Rescue Journal

the fear factor

Carol  ·  Jul. 26, 2014

i think rescuers are highly emotionally sensitive people..we have to be otherwise how could we possibly dedicate our lives to helping so many helpless creatures. but that sensitivity that forces us to step up to help whenever and where ever we can is a two edged sword. it is impossible to be selectively sensitive so we are in fact sensitive on pretty much every level..including about ourselves.
this may be why we are sometimes written off as crazies.

i think for all of us it is hard to be judged, criticized, found lacking in some way..but i think for highly sensitive people it is even more difficult to deal with when it is our very passion, our whole life's work, our persons in their entirely that sometimes is under the microscope, opened up for discussion and dissection. poked, prodded, pinched, pushed...sometimes even punched. its like we somehow by virtue of who we are and what we do that leads to some weird kind of entitlement in our occasional unfair and hurtful personal abuse.

it has taken me years to learn how to build up the walls, draw the lines, set the boundries and repel the personal assaults that used to threaten to overwhelm me. years of self doubt, heartache and hurt.
and just because i finally know how to deal with it all...does not mean i still do not fear it. i fear it because despite the walls and boundries... highly sensitive people are easily hurt.

i have many fears...some of them i can control like my paralysing fear of heights. i keep my feet firmly on level ground where i am not afraid. i am afraid of being bitten by both dogs and cats but i have been bitten and bear the scars of so many bites now that i know getting bitten is only going to hurt for a few days (or weeks) but eventually it will stop hurting so its not that big of a fear anymore. i guess i am getting desensitized to some degree (but i still do try to avoid it as much as i can.)

i have a huge fear of failure..not so much failing you or me...but failing the animals in my care. interestingly enough...that fear of failure gives me the strength to stand firm against most of my other fears (except my fear of heights..if some animal falls down a cliff, i am NOT going to climb down to save them..i will find someone i can pay to go get them because it will NOT be me!)
and i also have a huge fear of not being good enough...not good enough as a person, not good enough as a nurse, not good enough as a parent, a grandparent, not good enough as a rescuer....but what can you do with those kind of fears except accept that they are part of being human and not a well oiled machine.

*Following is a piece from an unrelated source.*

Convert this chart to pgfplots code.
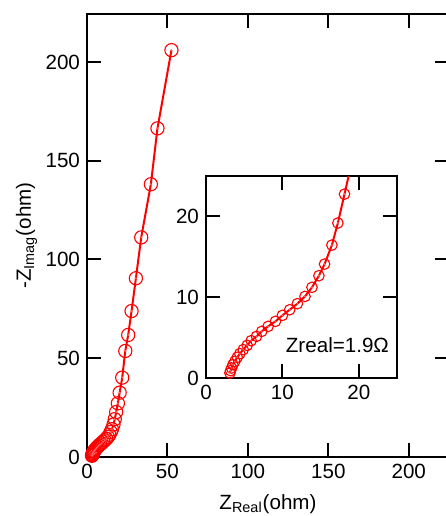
\documentclass[border=0pt]{standalone}
\usepackage{fontspec}
\setmainfont{Liberation Sans}
\usepackage{pgfplots}
\pgfplotsset{compat=1.18}
\usepackage{pgfplotstable}

\pgfplotstableread{
x y
52.5 206
43.8 166.4
39.7 138.1
33.7 111.2
30.4 90.5
27.7 73.9
25.6 61.8
23.8 53.7
21.9 40.2
20.3 32.6
19.2 27.2
18.13 22.76
17.26 19.18
16.48 16.45
15.52 14.10
14.78 12.66
13.87 11.22
12.96 10.10
11.96 9.20
10.96 8.45
10.00 7.75
9.09 7.01
8.13 6.39
7.30 5.77
6.61 5.15
5.91 4.62
5.39 4.04
4.87 3.51
4.43 3.01
4.09 2.56
3.78 2.06
3.52 1.65
3.35 1.24
3.22 0.91
3.13 0.62
}\datatable

\pgfplotsset{
  myaxis/.style={
    scale only axis,
    tick align=inside,
    major tick length=7pt,
    axis line style={line width=1pt},
    every tick/.style={black, line width=1pt},
    /pgf/number format/assume math mode=true,
    ticklabel style={font=\fontsize{10.3}{12}\selectfont},
    label style={font=\fontsize{10.3}{12}\selectfont},
  }
}

\begin{document}
\begin{tikzpicture}[font=\fontsize{10.3}{12}\selectfont]
\begin{axis}[myaxis,
  at={(0pt,0pt)}, anchor=south west,
  width=181pt, height=221.5pt,
  xmin=0, xmax=225, ymin=0, ymax=224.3,
  xtick={0,50,100,150,200}, ytick={0,50,100,150,200},
  clip=false,
  xlabel={Z\textsubscript{Real}(ohm)},
  ylabel={-Z\textsubscript{Imag}(ohm)},
  xlabel style={at={(axis description cs:0.5,-0.1174)}, anchor=base},
  ylabel style={at={(axis description cs:-0.1547,0.5)}, anchor=base},
]
\addplot[red, line width=1pt, mark=o, mark size=3.3pt,
  mark options={line width=0.55pt, solid, fill=white}] table {\datatable};
\addplot[red!60, only marks, mark=*, mark size=0.25pt] table {\datatable};
\end{axis}
\begin{axis}[myaxis,
  at={(59.5pt,39.5pt)}, anchor=south west,
  width=95.5pt, height=101pt,
  xmin=0, xmax=25, ymin=0, ymax=25,
  xtick={0,10,20}, ytick={0,10,20},
  clip marker paths=true,
]
\addplot[red, line width=1pt, mark=o, mark size=2.65pt,
  mark options={line width=0.55pt, solid, fill=white}] table {\datatable};
\addplot[red!60, only marks, mark=*, mark size=0.2pt] table {\datatable};
\node at (axis cs:17.2,4.1) {Zreal=1.9Ω};
\end{axis}
\pgfresetboundingbox
\path[use as bounding box] (-43.5pt,-29.5pt) rectangle (179.5pt,228.5pt);
\end{tikzpicture}
\end{document}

i think there are many fear factors in living and recognizing them in ourselves makes us even more sensitive to recognizing them in others. this does present us with the opportunity to be sensitive to others needs if we choose to open our hearts and minds and see.

however...we can't let our (or others) fears cripple us, we can't let them bind us in chains, we can't let them suck the very ability to move or work or love or trust from us. we have to learn how to force ourselves into being brave in their face and carry on the best that we can...(except with heights, with that fear i never want to even try to be brave and will find some other, less terrifying way.)



Genuine and authentic blog, Carol. Well done you for taking the risk and opening your heart.

One expression that keeps me from worrying about what others think is this:

"It's none of my business what you think of me"

(it's only my business what I think of me!) Keep that one handy when dealing with critics.

Each and every day you get up and set the intention for the day to look after your charges to the best of your ability - either two-legged hospitalized patients or four-legged shelter friends. It's a valiant quest and only an idiot would not recognize the sacrifices made daily to ensure proper care and attention is proffered to all who are fortunate enough to land at SAINTS.

I suspect you don't believe this, but I'm certain there IS a halo with your name on it.... :)


Thanks for letting us into part of you being. A life lesson. Fears can be chains and cripple us in our lives, it's how we deal with the fears. You have found the key that works for you, and others will have another key to unlock the chains. The battle is half won when we decide to work within our fears. We can let fear control us or we work with in our fears.


I'm with you on the height thing, Carol. I don't even like driving over high bridges. I think being human means we all have fears. Good blog.


What an honest and true entry today. Thank you for being brave enough to be vulnerable and for allowing us to see your fears. Isn't it wonderful that the animals we love & who love us don't know any of these things. They just see/feel/experience the love, compassion and care that we offer. They love us "warts & all". They always think we're good enough & I'm so grateful for that.